Article N° 8062
USAID - PEPFAR
L’humanitaire à l’épreuve des décisions politiques
Abderrahim Derraji - 23 mars 2025 16:24La suspension soudaine de l’aide étrangère américaine a pris de court le secteur humanitaire mondial. Dépendant à près de 50% des financements américains, l’ONU et les ONG voient leurs ressources se réduire drastiquement, menaçant des millions de bénéficiaires à travers le monde. Les conséquences sont immédiates : programmes interrompus, licenciements massifs et arbitrages douloureux sur les priorités d’intervention. Cette situation met en lumière la fragilité d’un modèle reposant sur une dépendance excessive à un seul bailleur.
Donald Trump, fidèle à son discours nationaliste, justifie cette suspension par la nécessité d’évaluer l’impact de ces financements sur les intérêts américains. Derrière cet argument, c’est une vision de l’aide internationale conditionnée aux bénéfices directs pour les États-Unis qui se dessine. Depuis son premier mandat, l’ancien président a cherché à restreindre ces dépenses, considérant que seules les nations «amies» méritaient un soutien. En 2023, les aides américaines ont atteint 68 milliards de dollars et ont profité essentiellement à cinq pays «stratégiques». D’après les données de l’USAID, l’Ukraine (17 milliards), Israël (3,3 milliards), la Jordanie (1,7 milliard), l’Égypte (1,5 milliard) et l’Afghanistan figurent parmi les principaux bénéficiaires.

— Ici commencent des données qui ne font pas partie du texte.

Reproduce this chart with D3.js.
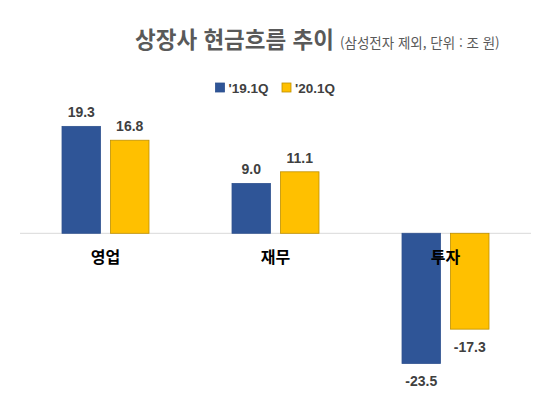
<!DOCTYPE html>
<html lang="ko">
<head>
  <meta charset="UTF-8">
  <title>상장사 현금흐름 추이</title>
  <style>
    body { margin: 0; background: #fff; }
  </style>
</head>
<body>

  <svg id="svg" width="548" height="406"></svg>

  <script src="https://d3js.org/d3.v7.min.js"></script>
  <script>
    const categories = ['영업', '재무', '투자']
    const seriesNames = ["'19.1Q", "'20.1Q"]
    const q19 = [19.3, 9.0, -23.5]
    const q20 = [16.8, 11.1, -17.3]
    const seriesColors = ['#2F5597', '#FFC000']
    const seriesStrokes = ['#2F528F', '#BF9000']

    const rows = categories.map((c, i) => ({ cat: c, vals: [q19[i], q20[i]] }))

    const svg = d3.select('#svg')
    const numFont = '"Liberation Sans", "Noto Sans CJK KR", sans-serif'
    const krFont = '"Noto Sans CJK KR", sans-serif'

    const x0 = d3.scaleBand()
      .domain(categories)
      .range([20.5, 530.5])
    const x1 = d3.scaleBand()
      .domain(seriesNames)
      .range([0, x0.bandwidth()])
      .paddingInner(0.206)
      .paddingOuter(0.856)
    const y = d3.scaleLinear()
      .domain([-25, 20])
      .range([371.8, 122.5])

    // title
    const title = svg.append('text')
      .attr('x', 135)
      .attr('y', 48)
      .attr('font-family', krFont)
      .attr('fill', '#595959')
    title.append('tspan')
      .attr('font-size', 22.5)
      .attr('font-weight', 'bold')
      .text('상장사 현금흐름 추이')
    title.append('tspan')
      .attr('dx', 6)
      .attr('font-size', 13.5)
      .text('(삼성전자 제외, 단위 : 조 원)')

    // legend
    const legendX = [215.5, 282]
    const legend = svg.selectAll('.legend')
      .data(seriesNames)
      .enter()
      .append('g')
      .attr('transform', (d, i) => `translate(${legendX[i]},83)`)
    legend.append('rect')
      .attr('width', 9)
      .attr('height', 9)
      .attr('fill', (d, i) => seriesColors[i])
      .attr('stroke', (d, i) => seriesStrokes[i])
      .attr('stroke-width', 0.8)
    legend.append('text')
      .attr('x', 13)
      .attr('y', 9.5)
      .attr('font-family', numFont)
      .attr('font-size', 13.5)
      .attr('font-weight', 'bold')
      .attr('fill', '#404040')
      .text(d => d)

    // zero line
    svg.append('line')
      .attr('x1', 20)
      .attr('x2', 531)
      .attr('y1', y(0))
      .attr('y2', y(0))
      .attr('stroke', '#D9D9D9')
      .attr('stroke-width', 1)

    const groups = svg.selectAll('.grp')
      .data(rows)
      .enter()
      .append('g')
      .attr('transform', d => `translate(${x0(d.cat)},0)`)

    const bars = groups.selectAll('rect')
      .data(d => d.vals.map((v, i) => ({ v: v, i: i })))
      .enter()

    bars.append('rect')
      .attr('x', d => x1(seriesNames[d.i]))
      .attr('width', x1.bandwidth())
      .attr('y', d => y(Math.max(0, d.v)))
      .attr('height', d => Math.abs(y(d.v) - y(0)))
      .attr('fill', d => seriesColors[d.i])
      .attr('stroke', d => seriesStrokes[d.i])
      .attr('stroke-width', 0.8)

    bars.append('text')
      .attr('x', d => x1(seriesNames[d.i]) + x1.bandwidth() / 2)
      .attr('y', d => d.v >= 0 ? y(d.v) - 9 : y(d.v) + 23)
      .attr('text-anchor', 'middle')
      .attr('font-family', numFont)
      .attr('font-size', 14)
      .attr('font-weight', 'bold')
      .attr('fill', '#404040')
      .text(d => d.v.toFixed(1))

    // category labels
    groups.append('text')
      .attr('x', x0.bandwidth() / 2)
      .attr('y', 263)
      .attr('text-anchor', 'middle')
      .attr('font-family', krFont)
      .attr('font-size', 16)
      .attr('font-weight', 'bold')
      .attr('fill', '#000')
      .text(d => d.cat)
  </script>
</body>
</html>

Aujourd’hui, ce gel budgétaire, bien que temporaire, crée une onde de choc dans des pays en développement où ces fonds étaient vitaux. La suspension de l’aide américaine soulève une question fondamentale : le financement de l’humanitaire doit-il être tributaire des aléas politiques d’une seule nation ? Il est temps de repenser un modèle plus pérenne et moins exposé aux fluctuations électorales. Comme le souligne le Secrétaire général adjoint aux affaires humanitaires de l’ONU, M. Fletcher, une refonte du système s’impose, avec un transfert accru du pouvoir décisionnel aux acteurs locaux et une diversification des sources de financement. Cette crise est un signal d’alarme. Elle doit inciter la communauté internationale à réaffirmer les principes de solidarité et à bâtir un système d’aide plus stable, équitable et durable.

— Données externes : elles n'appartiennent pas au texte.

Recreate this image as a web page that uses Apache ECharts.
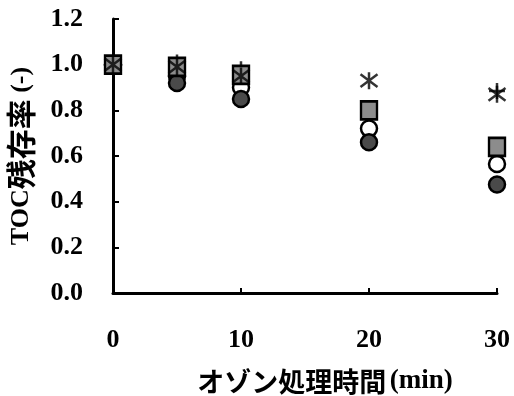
<!DOCTYPE html>
<html>
<head>
<meta charset="utf-8">
<script src="https://cdn.jsdelivr.net/npm/echarts@6/dist/echarts.min.js"></script>
<style>
  html, body { margin: 0; padding: 0; background: #fff; }
  #chart { width: 514px; height: 396px; }
</style>
</head>
<body>
<div id="chart"></div>
<script>
// Ozone treatment time (min)
const times = [0, 5, 10, 20, 30];
// Remaining TOC ratio for each sample
const seriesPlus = [1.00, 1.01, 0.98, 0.80, 0.885];
const seriesHollowCircle = [1.00, 0.95, 0.90, 0.72, 0.565];
const seriesDarkCircle = [1.00, 0.92, 0.85, 0.66, 0.475];
const seriesSquare = [1.00, 0.99, 0.955, 0.80, 0.64];
const seriesAsterisk = [1.00, 0.99, 0.95, 0.93, 0.87];

const xTicks = [0, 10, 20, 30];
const yTicks = [0, 0.2, 0.4, 0.6, 0.8, 1.0, 1.2];

const pair = arr => times.map((t, i) => [t, arr[i]]);

const serif = '"Liberation Serif", "Times New Roman", serif';
const cjk = '"Noto Sans CJK JP", sans-serif';

const ASTERISK = 'path://M2,2L14,14M14,2L2,14M8,0L8,16';
const PLUS = 'path://M8,0L8,16M0,8L16,8';

const chart = echarts.init(document.getElementById('chart'), null, { renderer: 'canvas' });
chart.setOption({
  animation: false,
  backgroundColor: '#fff',
  grid: { left: 113, top: 19, width: 384, height: 274, containLabel: false, outerBoundsMode: 'none' },
  xAxis: {
    type: 'value',
    min: xTicks[0],
    max: xTicks[xTicks.length - 1],
    interval: 10,
    splitLine: { show: false },
    axisLine: { lineStyle: { color: '#000', width: 3 } },
    axisTick: { inside: true, length: 5, lineStyle: { color: '#000', width: 2 } },
    axisLabel: {
      margin: 34,
      color: '#000',
      fontFamily: serif,
      fontWeight: 'bold',
      fontSize: 26
    },
    name: '{j|オゾン処理時間} {t|(min)}',
    nameLocation: 'middle',
    nameGap: 75,
    nameTextStyle: {
      padding: [0, 0, 0, 40],
      rich: {
        j: { fontFamily: cjk, fontWeight: 'bold', fontSize: 27, color: '#000' },
        t: { fontFamily: serif, fontWeight: 'bold', fontSize: 27, color: '#000' }
      }
    }
  },
  yAxis: {
    type: 'value',
    min: yTicks[0],
    max: yTicks[yTicks.length - 1],
    interval: 0.2,
    splitLine: { show: false },
    axisLine: { lineStyle: { color: '#000', width: 3 } },
    axisTick: { inside: true, length: 6, lineStyle: { color: '#000', width: 2 } },
    axisLabel: {
      margin: 30,
      color: '#000',
      fontFamily: serif,
      fontWeight: 'bold',
      fontSize: 26,
      formatter: v => v.toFixed(1)
    },
    name: '{t|TOC}{j|残存率}{t| (-)}',
    nameLocation: 'middle',
    nameRotate: 90,
    nameGap: 77,
    nameTextStyle: {
      rich: {
        t: { fontFamily: serif, fontWeight: 'bold', fontSize: 26, color: '#000' },
        j: { fontFamily: cjk, fontWeight: 'bold', fontSize: 30, color: '#000' }
      }
    }
  },
  series: [
    {
      type: 'scatter', data: pair(seriesPlus), symbol: PLUS, symbolSize: 16,
      itemStyle: { color: 'none', borderColor: '#000', borderWidth: 2.5 }
    },
    {
      type: 'scatter', data: pair(seriesHollowCircle), symbol: 'circle', symbolSize: 16,
      itemStyle: { color: '#fff', borderColor: '#000', borderWidth: 2.5, opacity: 1 }
    },
    {
      type: 'scatter', data: pair(seriesDarkCircle), symbol: 'circle', symbolSize: 16,
      itemStyle: { color: '#4a4a4a', borderColor: '#000', borderWidth: 2.5, opacity: 1 }
    },
    {
      type: 'scatter', data: pair(seriesSquare), symbol: 'rect', symbolSize: [16, 18],
      itemStyle: { color: '#8c8c8c', borderColor: '#000', borderWidth: 2.5, opacity: 1 }
    },
    {
      type: 'scatter', data: pair(seriesAsterisk), symbol: ASTERISK, symbolSize: 17,
      itemStyle: { color: 'none', borderColor: '#000', borderWidth: 2.5 }
    }
  ]
});
</script>
</body>
</html>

Le Maroc figure parmi les États qui seront touchés par cette décision. Des initiatives essentielles, telles que la lutte contre le VIH, les programmes éducatifs ou la reconstruction post-séisme, seront impactées par le gel de l’aide étrangère américaine. L’ONUSIDA affirme que des actions de prévention et d’accès aux traitements, notamment dans les zones rurales, pourraient être compromises. Les projets de formation pour les jeunes en difficulté, autrefois soutenus par l’USAID, sont désormais en sursis.

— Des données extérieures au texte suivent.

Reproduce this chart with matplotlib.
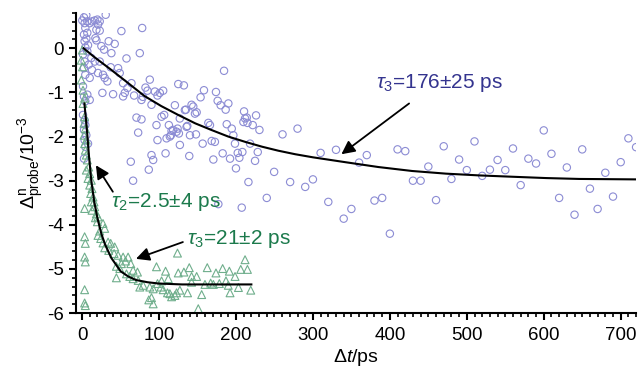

Cependant, cette crise met aussi en évidence la nécessité pour le Maroc et d’autres pays de diversifier leurs sources de financement et de renforcer leur autonomie en matière de développement. L’Union européenne, la Banque mondiale ou encore des partenariats privés peuvent compenser, en partie, la perte de ces fonds américains. La résilience marocaine, déjà éprouvée par des défis économiques et géopolitiques, pourrait être un atout dans cette nouvelle donne. Ne dit-on pas : «Que celui qui n’a qu’une seule porte, que Dieu la lui ferme au nez»?